◆ **Dataset excerpt**:
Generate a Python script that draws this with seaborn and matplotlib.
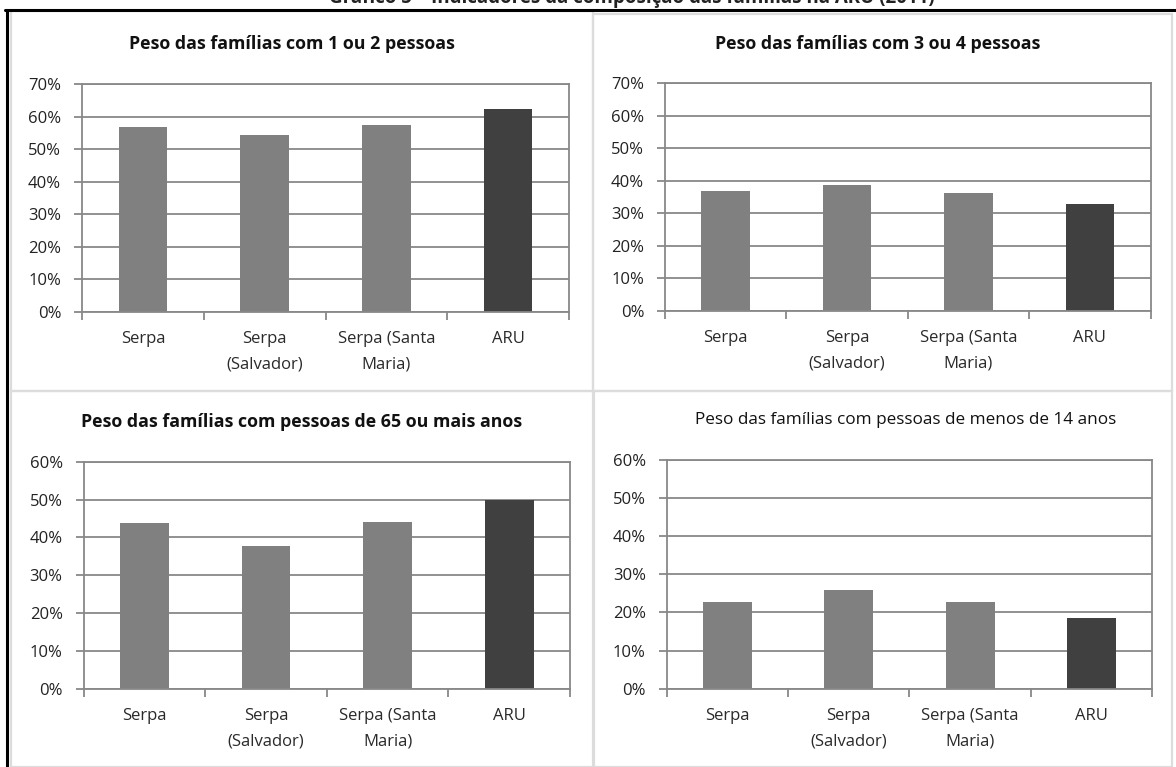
import matplotlib
matplotlib.use("Agg")
import matplotlib.pyplot as plt
from matplotlib.patches import Rectangle
from matplotlib.lines import Line2D
import seaborn as sns

# Freguesias / área em análise
categorias = ["Serpa", "Serpa\n(Salvador)", "Serpa (Santa\nMaria)", "ARU"]
cores = ["#808080", "#808080", "#808080", "#404040"]

# Percentagens por indicador
familias_1_2 = [56.7, 54.2, 57.3, 62.4]
familias_3_4 = [36.9, 38.6, 36.1, 32.8]
familias_65_mais = [43.8, 37.6, 44.0, 49.9]
familias_menos_14 = [22.8, 25.9, 22.8, 18.6]

titulos = [
    "Peso das famílias com 1 ou 2 pessoas",
    "Peso das famílias com 3 ou 4 pessoas",
    "Peso das famílias com pessoas de 65 ou mais anos",
    "Peso das famílias com pessoas de menos de 14 anos",
]
limites = [70, 70, 60, 60]
titulo_geral = "Gráfico 5 – Indicadores da composição das famílias na ARU (2011)"

W, H = 1176, 767
sns.set_theme(style="white")
plt.rcParams["font.family"] = ["Open Sans", "DejaVu Sans"]

fig = plt.figure(figsize=(W / 100, H / 100), dpi=100)
fig.patch.set_facecolor("white")


def rect(l, t, r, b):
    return [l / W, 1 - b / H, (r - l) / W, (b - t) / H]


def fx(x):
    return x / W


def fy(y):
    return 1 - y / H


# Molduras dos quatro painéis
for (l, t, r, b) in [(11, 11, 593, 391), (593, 14, 1172, 391),
                     (11, 391, 593, 767), (594, 391, 1172, 767)]:
    fig.patches.append(Rectangle((fx(l), fy(b)), (r - l) / W, (b - t) / H,
                                 transform=fig.transFigure, fill=False,
                                 edgecolor="#dcdcdc", linewidth=1.6))

# Caixa exterior
fig.lines.append(Line2D([fx(5), 1], [fy(9.5), fy(9.5)], transform=fig.transFigure,
                        color="black", linewidth=2.2))
fig.lines.append(Line2D([fx(6.5), fx(6.5)], [fy(9.5), 0], transform=fig.transFigure,
                        color="black", linewidth=2.2))

# Título geral (a página corta-o no topo)
fig.text(fx(632), fy(2.5), titulo_geral, ha="center", va="baseline",
         fontsize=13.5, fontweight="bold", color="#222222")

paineis = [
    (familias_1_2, rect(82, 84, 569, 311.7), (292, 44), "bold", 12.8),
    (familias_3_4, rect(665, 83.3, 1150.5, 310.7), (878, 44), "bold", 12.8),
    (familias_65_mais, rect(83.5, 461.7, 570, 688.7), (302, 422), "bold", 12.8),
    (familias_menos_14, rect(666.6, 459.7, 1152.4, 688.7), (906, 420), "normal", 12.3),
]

grid_col = "#888888"
for i, (vals, pos, tpos, peso, tsize) in enumerate(paineis):
    ax = fig.add_axes(pos)
    sns.barplot(x=list(range(len(categorias))), y=vals, hue=list(range(len(categorias))),
                palette=cores, width=0.4, saturation=1, legend=False, ax=ax,
                linewidth=0)
    top = limites[i]
    ax.set_xlim(-0.5, 3.5)
    ax.set_ylim(0, top)
    ticks = list(range(0, top + 1, 10))
    ax.set_yticks(ticks)
    ax.set_yticklabels([f"{t}%" for t in ticks], fontsize=12, color="#222222")
    ax.yaxis.grid(True, color=grid_col, linewidth=1.3)
    ax.set_axisbelow(True)
    ax.set_xticks(range(len(categorias)))
    ax.set_xticklabels(categorias, fontsize=12, color="#2a2a2a", linespacing=1.8)
    ax.set_xticks([-0.5, 0.5, 1.5, 2.5, 3.5], minor=True)
    ax.tick_params(axis="x", which="major", length=0, pad=14)
    ax.tick_params(axis="x", which="minor", length=6, width=1.3, color=grid_col,
                   direction="out", bottom=True)
    ax.tick_params(axis="y", length=6, width=1.3, color=grid_col, direction="out",
                   left=True, pad=9)
    for s in ax.spines.values():
        s.set_color(grid_col)
        s.set_linewidth(1.3)
        s.set_visible(True)
    ax.set_xlabel("")
    ax.set_ylabel("")
    fig.text(fx(tpos[0]), fy(tpos[1]), titulos[i], ha="center", va="center",
             fontsize=tsize, fontweight=peso, color="#111111")

fig.savefig("out.png", dpi=100, facecolor="white")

◆ **What you need to do**:
Reproduce the data word for word, excluding its pictures.

◆ **Solved exercise**:
Generate a Python script that draws this with seaborn and matplotlib.
import matplotlib
matplotlib.use("Agg")
import matplotlib.pyplot as plt
from matplotlib.patches import Rectangle
from matplotlib.lines import Line2D
import seaborn as sns

# Freguesias / área em análise
categorias = ["Serpa", "Serpa\n(Salvador)", "Serpa (Santa\nMaria)", "ARU"]
cores = ["#808080", "#808080", "#808080", "#404040"]

# Percentagens por indicador
familias_1_2 = [56.7, 54.2, 57.3, 62.4]
familias_3_4 = [36.9, 38.6, 36.1, 32.8]
familias_65_mais = [43.8, 37.6, 44.0, 49.9]
familias_menos_14 = [22.8, 25.9, 22.8, 18.6]

titulos = [
    "Peso das famílias com 1 ou 2 pessoas",
    "Peso das famílias com 3 ou 4 pessoas",
    "Peso das famílias com pessoas de 65 ou mais anos",
    "Peso das famílias com pessoas de menos de 14 anos",
]
limites = [70, 70, 60, 60]
titulo_geral = "Gráfico 5 – Indicadores da composição das famílias na ARU (2011)"

W, H = 1176, 767
sns.set_theme(style="white")
plt.rcParams["font.family"] = ["Open Sans", "DejaVu Sans"]

fig = plt.figure(figsize=(W / 100, H / 100), dpi=100)
fig.patch.set_facecolor("white")


def rect(l, t, r, b):
    return [l / W, 1 - b / H, (r - l) / W, (b - t) / H]


def fx(x):
    return x / W


def fy(y):
    return 1 - y / H


# Molduras dos quatro painéis
for (l, t, r, b) in [(11, 11, 593, 391), (593, 14, 1172, 391),
                     (11, 391, 593, 767), (594, 391, 1172, 767)]:
    fig.patches.append(Rectangle((fx(l), fy(b)), (r - l) / W, (b - t) / H,
                                 transform=fig.transFigure, fill=False,
                                 edgecolor="#dcdcdc", linewidth=1.6))

# Caixa exterior
fig.lines.append(Line2D([fx(5), 1], [fy(9.5), fy(9.5)], transform=fig.transFigure,
                        color="black", linewidth=2.2))
fig.lines.append(Line2D([fx(6.5), fx(6.5)], [fy(9.5), 0], transform=fig.transFigure,
                        color="black", linewidth=2.2))

# Título geral (a página corta-o no topo)
fig.text(fx(632), fy(2.5), titulo_geral, ha="center", va="baseline",
         fontsize=13.5, fontweight="bold", color="#222222")

paineis = [
    (familias_1_2, rect(82, 84, 569, 311.7), (292, 44), "bold", 12.8),
    (familias_3_4, rect(665, 83.3, 1150.5, 310.7), (878, 44), "bold", 12.8),
    (familias_65_mais, rect(83.5, 461.7, 570, 688.7), (302, 422), "bold", 12.8),
    (familias_menos_14, rect(666.6, 459.7, 1152.4, 688.7), (906, 420), "normal", 12.3),
]

grid_col = "#888888"
for i, (vals, pos, tpos, peso, tsize) in enumerate(paineis):
    ax = fig.add_axes(pos)
    sns.barplot(x=list(range(len(categorias))), y=vals, hue=list(range(len(categorias))),
                palette=cores, width=0.4, saturation=1, legend=False, ax=ax,
                linewidth=0)
    top = limites[i]
    ax.set_xlim(-0.5, 3.5)
    ax.set_ylim(0, top)
    ticks = list(range(0, top + 1, 10))
    ax.set_yticks(ticks)
    ax.set_yticklabels([f"{t}%" for t in ticks], fontsize=12, color="#222222")
    ax.yaxis.grid(True, color=grid_col, linewidth=1.3)
    ax.set_axisbelow(True)
    ax.set_xticks(range(len(categorias)))
    ax.set_xticklabels(categorias, fontsize=12, color="#2a2a2a", linespacing=1.8)
    ax.set_xticks([-0.5, 0.5, 1.5, 2.5, 3.5], minor=True)
    ax.tick_params(axis="x", which="major", length=0, pad=14)
    ax.tick_params(axis="x", which="minor", length=6, width=1.3, color=grid_col,
                   direction="out", bottom=True)
    ax.tick_params(axis="y", length=6, width=1.3, color=grid_col, direction="out",
                   left=True, pad=9)
    for s in ax.spines.values():
        s.set_color(grid_col)
        s.set_linewidth(1.3)
        s.set_visible(True)
    ax.set_xlabel("")
    ax.set_ylabel("")
    fig.text(fx(tpos[0]), fy(tpos[1]), titulos[i], ha="center", va="center",
             fontsize=tsize, fontweight=peso, color="#111111")

fig.savefig("out.png", dpi=100, facecolor="white")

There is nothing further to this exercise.